Lobby da indústria do açúcar afetou pesquisas sobre cárie nos EUA
Estudo detectou influência corporativa em instituto público americano.
78% das prioridades da indústria foram incorporadas em plano contra a cárie.
Da France Presse
A indústria do açúcar convenceu
décadas atrás cientistas do governo dos Estados Unidos a pesquisar maneiras de
prevenir cáries que não envolvessem a retirada de doces da dieta.
Os dados integram um estudo
publicado nesta semana pela revista "PLoS Medicine", que se baseou em
319 documentos da indústria do açúcar datados dos anos 1960 e 1970, arquivados
na biblioteca pública da Universidade de Illinois.

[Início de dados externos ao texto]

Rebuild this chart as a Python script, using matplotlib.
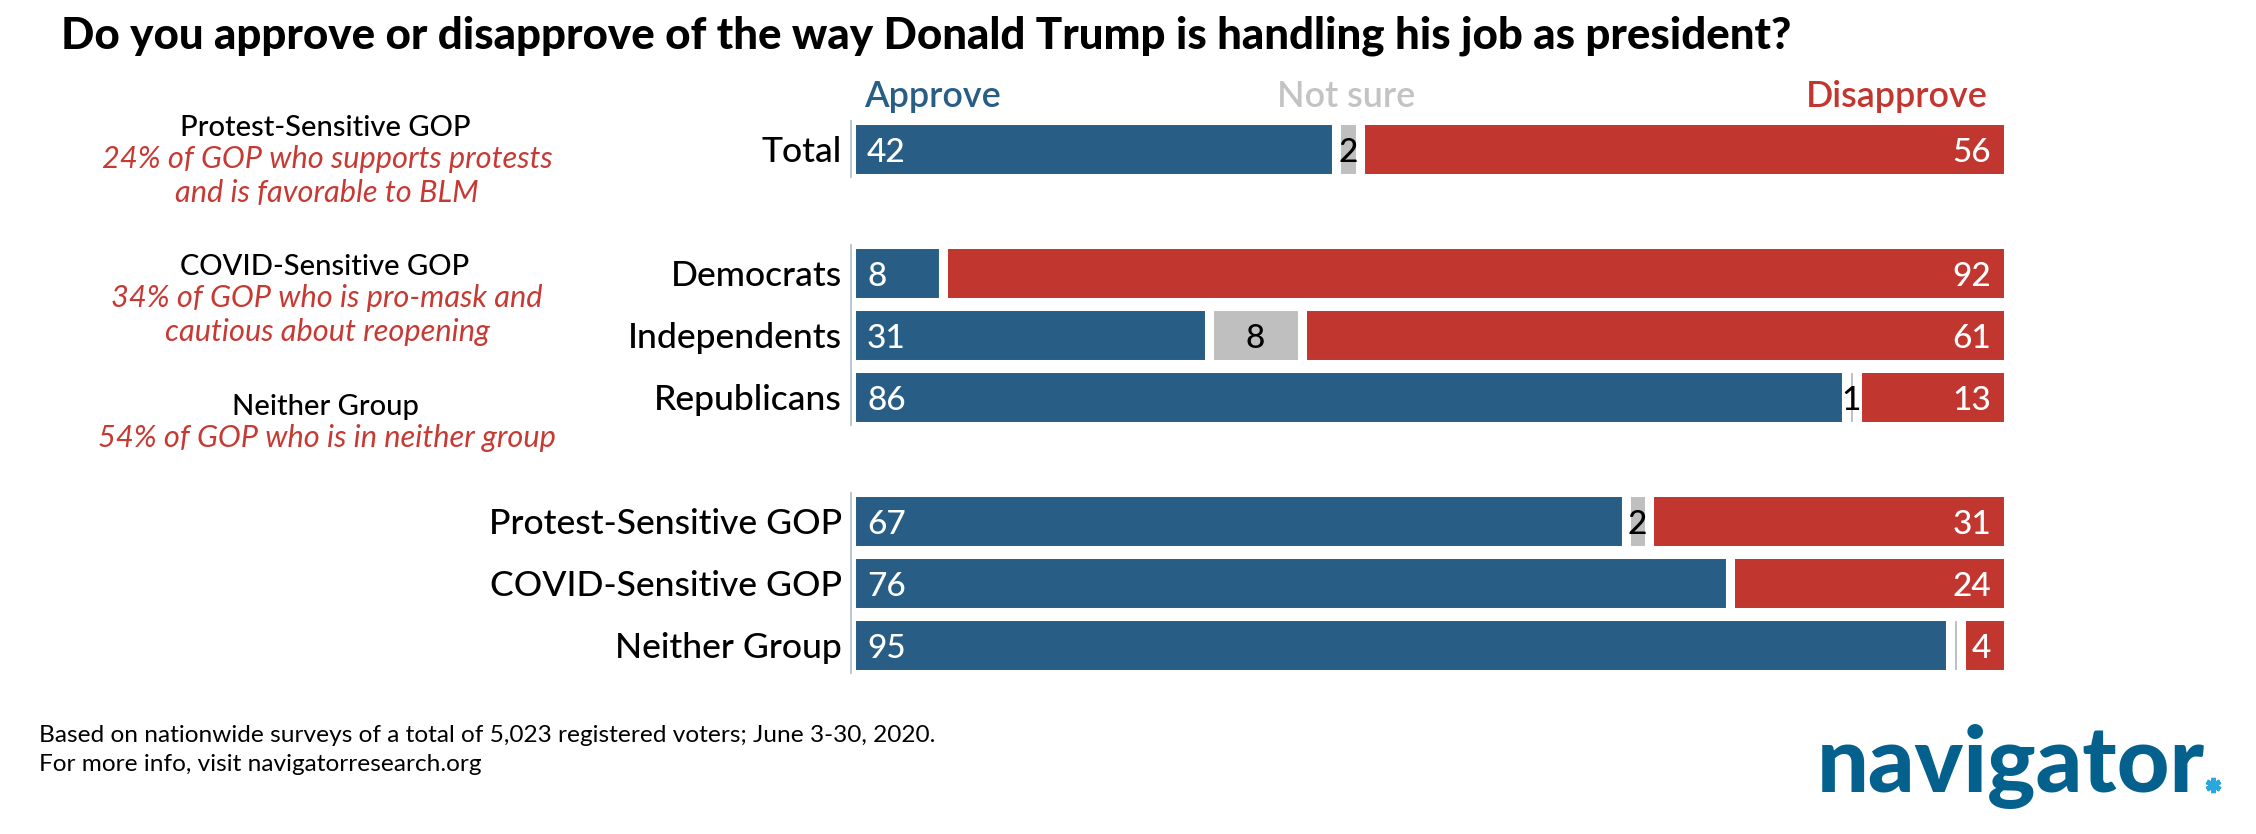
import matplotlib
matplotlib.use("Agg")
import matplotlib.pyplot as plt
from matplotlib.lines import Line2D

# ---------------- data ----------------
title = "Do you approve or disapprove of the way Donald Trump is handling his job as president?"
groups = [
    ["Total"],
    ["Democrats", "Independents", "Republicans"],
    ["Protest-Sensitive GOP", "COVID-Sensitive GOP", "Neither Group"],
]
approve = [42, 8, 31, 86, 67, 76, 95]
not_sure = [2, 0, 8, 1, 2, 0, 1]
disapprove = [56, 92, 61, 13, 31, 24, 4]
notsure_labels = ["2", "", "8", "1", "2", "", ""]
series_names = ["Approve", "Not sure", "Disapprove"]

notes = [
    ("Protest-Sensitive GOP", ["24% of GOP who supports protests", "and is favorable to BLM"]),
    ("COVID-Sensitive GOP", ["34% of GOP who is pro-mask and", "cautious about reopening"]),
    ("Neither Group", ["54% of GOP who is in neither group"]),
]
footnotes = [
    "Based on nationwide surveys of a total of 5,023 registered voters; June 3-30, 2020.",
    "For more info, visit navigatorresearch.org",
]
logo_text = "navigator"

# ---------------- style ----------------
BLUE = "#285E86"
RED = "#C1362F"
GRAY = "#BFBFBF"
NOTE_RED = "#C73A34"
LOGO_BLUE = "#04608C"
LOGO_STAR = "#29A8DF"
FONT = "Lato"

W, H = 2256, 834
fig = plt.figure(figsize=(W / 100, H / 100), dpi=100)
fig.patch.set_facecolor("white")


def fx(x):
    return x / W


def fy(y):
    return 1 - y / H


renderer = fig.canvas.get_renderer()


def fit(t, width):
    for _ in range(3):
        bb = t.get_window_extent(renderer)
        t.set_fontsize(t.get_fontsize() * width / bb.width)
    return t.get_fontsize()


# row positions derived from group structure (one empty row between groups)
categories, ypos = [], []
r = 0
for g in groups:
    for c in g:
        categories.append(c)
        ypos.append(r)
        r += 1
    r += 1
last_row = ypos[-1]

# axes: data 0..100 spans the bar area
ax_left, ax_right = 850.5, 2007.5
row_px = 62
top_px = 149 - row_px / 2
bot_px = top_px + row_px * (last_row + 1)
ax = fig.add_axes([fx(ax_left), fy(bot_px), (ax_right - ax_left) / W, (bot_px - top_px) / H])
ax.set_xlim(0, 100)
ax.set_ylim(last_row + 0.5, -0.5)
ax.axis("off")

bh = 0.92
lw = 6.5
left2 = [a + n for a, n in zip(approve, not_sure)]
ax.barh(ypos, approve, left=0, height=bh, color=BLUE, edgecolor="white", linewidth=lw, zorder=2)
ax.barh(ypos, not_sure, left=approve, height=bh, color=GRAY, edgecolor="white", linewidth=lw, zorder=2)
ax.barh(ypos, disapprove, left=left2, height=bh, color=RED, edgecolor="white", linewidth=lw, zorder=2)

# vertical axis line per group
i = 0
for g in groups:
    first = ypos[i]
    last = ypos[i + len(g) - 1]
    ax.plot([0, 0], [first - 0.45, last + 0.45], color="#B4C3CF", lw=1.3,
            clip_on=False, zorder=5)
    i += len(g)

px = 100 / (ax_right - ax_left)  # data units per pixel
val_fs = 24
base_off = 0.215
for k, y in enumerate(ypos):
    ax.text(16.5 * px, y + base_off, str(approve[k]), ha="left", va="baseline",
            color="white", fontsize=val_fs, family=FONT, weight="medium", zorder=6)
    ax.text(100 - 16.5 * px, y + base_off, str(disapprove[k]), ha="right", va="baseline",
            color="white", fontsize=val_fs, family=FONT, weight="medium", zorder=6)
    if notsure_labels[k]:
        ax.text(approve[k] + not_sure[k] / 2, y + base_off, notsure_labels[k], ha="center",
                va="baseline", color="black", fontsize=val_fs, family=FONT,
                weight="medium", zorder=6)

# category labels
cat_texts = []
for k, y in enumerate(ypos):
    t = ax.text(-8.5 * px, y + 0.21, categories[k], ha="right", va="baseline",
                color="black", fontsize=26, family=FONT, weight="medium")
    cat_texts.append(t)
cfs = fit(cat_texts[4], 353)
for t in cat_texts:
    t.set_fontsize(cfs)

# title
tt = fig.text(fx(61), fy(48), title, ha="left", va="baseline", fontsize=30,
              family=FONT, weight="black", color="black")
fit(tt, 1736)

# series headers
h_ap = fig.text(fx(864), fy(107), series_names[0], ha="left", va="baseline",
                color=BLUE, family=FONT, weight="semibold", fontsize=24)
h_ns = fig.text(fx(1346), fy(107), series_names[1], ha="center", va="baseline",
                color="#C3C3C3", family=FONT, weight="semibold", fontsize=24)
h_di = fig.text(fx(1988), fy(107), series_names[2], ha="right", va="baseline",
                color=RED, family=FONT, weight="semibold", fontsize=24)
hfs = fit(h_ns, 138)
h_ap.set_fontsize(hfs)
h_di.set_fontsize(hfs)

# left notes
block_base = [136, 275, 415]
note_heads, note_subs = [], []
for b, (head, subs) in zip(block_base, notes):
    t = fig.text(fx(325), fy(b), head, ha="center", va="baseline", color="black",
                 family=FONT, weight="medium", fontsize=20)
    note_heads.append(t)
    for j, s in enumerate(subs):
        t2 = fig.text(fx(327), fy(b + 32 + 34 * j), s, ha="center", va="baseline",
                      color=NOTE_RED, family=FONT, style="italic", fontsize=20)
        note_subs.append(t2)
nh = fit(note_heads[0], 291)
for t in note_heads:
    t.set_fontsize(nh)
ns = fit(note_subs[0], 450)
for t in note_subs:
    t.set_fontsize(ns)

# footnotes
f1 = fig.text(fx(39), fy(742), footnotes[0], ha="left", va="baseline",
              color="black", family=FONT, fontsize=16)
f2 = fig.text(fx(39), fy(771), footnotes[1], ha="left", va="baseline",
              color="black", family=FONT, fontsize=16)
ffs = fit(f1, 895)
f2.set_fontsize(ffs)

# logo
lg = fig.text(fx(1817), fy(792), logo_text, ha="left", va="baseline",
              color=LOGO_BLUE, family=FONT, weight="black", fontsize=50)
fit(lg, 388)
fig.add_artist(Line2D([fx(2213)], [fy(785)], marker=(6, 2, 0), markersize=11,
                      markeredgewidth=3.5, color=LOGO_STAR, transform=fig.transFigure))

fig.savefig("out.png", dpi=100, facecolor="white")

Os arquivos mostram que "em
1950, uma organização representando 30 membros internacionais da indústria
açucareira aceitou que o açúcar causava o desgaste dos dentes", destacou o
estudo, chefiado por especialistas da Universidade da Califórnia.
Por volta de 1969, o Instituto
Nacional de Saúde decidiu que a redução do consumo de açúcar, "embora
fosse teoricamente possível", não era prática do ponto de vista da saúde
pública, disseram os pesquisadores.
Representantes da indústria do
açúcar passaram a trabalhar de maneira estreita com o Instituto, principal polo
de pesquisas do governo dos EUA, buscando abordagens alternativas.
A investigação descobriu que 78%
das prioridades de pesquisa da indústria açucareira foram diretamente
incorporadas nas diretrizes de investigação do Programa Nacional contra a
Cárie, lançado em 1971. "A comunidade odontológica sempre soube que
prevenir a cárie passava pela redução do consumo de doces', afirmou Cristin
Kearns, principal autora.
"Foi desapontador descobrir
que as políticas debatidas hoje poderiam ter sido discutidas e aplicadas há
mais de 40 anos", acrescentou.
Influência negativa
Kearns e seus colegas compararam os
arquivos - que incluíam 1.551 páginas de correspondências entre executivos da
indústria do açúcar entre 1959 e 1971 - com documentos do então Instituto
Nacional de Pesquisa Dentária, para explorar como a indústria do açúcar pode
ter influenciado as diretrizes de pesquisa do programa de 1971.
Os cientistas descobriram que a
indústria do açúcar financiou pesquisas com enzimas para combater a placa e uma
vacina contra a cárie, e "mantiveram relações com o Instituto Nacional de
Saúde". "Estas táticas são muito parecidas com as então empregadas
pela indústria do tabaco", disse o coautor do estudo Stanton Glantz.
Os pesquisadores também descobriram
que os esforços perpetrados pela indústria do açúcar "não conseguiram
produzir resultados" no que diz respeito à prevenção contra às cáries,
problema que afeta metade dos adultos dos Estados Unidos e é a principal doença
crônica entre as crianças.
Ronald Burakoff, chefe do
departamento de medicina dental do Hospital Universitário North Shore, em
Manhasset, Nova York, disse que o estudo é "bastante perturbador".
A pesquisa sugere uma
"conspiração para afastar a pauta de pesquisas sobre cáries do consumo de
açúcar, a fim de mitigar os efeitos sobre a indústria", avaliou Burakoff,
que não participou do estudo.
"Os paralelos com a negação
dos males provocados pelo cigarro praticada pela indústria do tabaco são
alarmantes".
Procurado pela AFP para comentar os
resultados da pesquisa, o Instituto Nacional de Pesquisa Dental e Craniofacial
- que sucedeu o Instituto Nacional de Saúde - não se manifestou.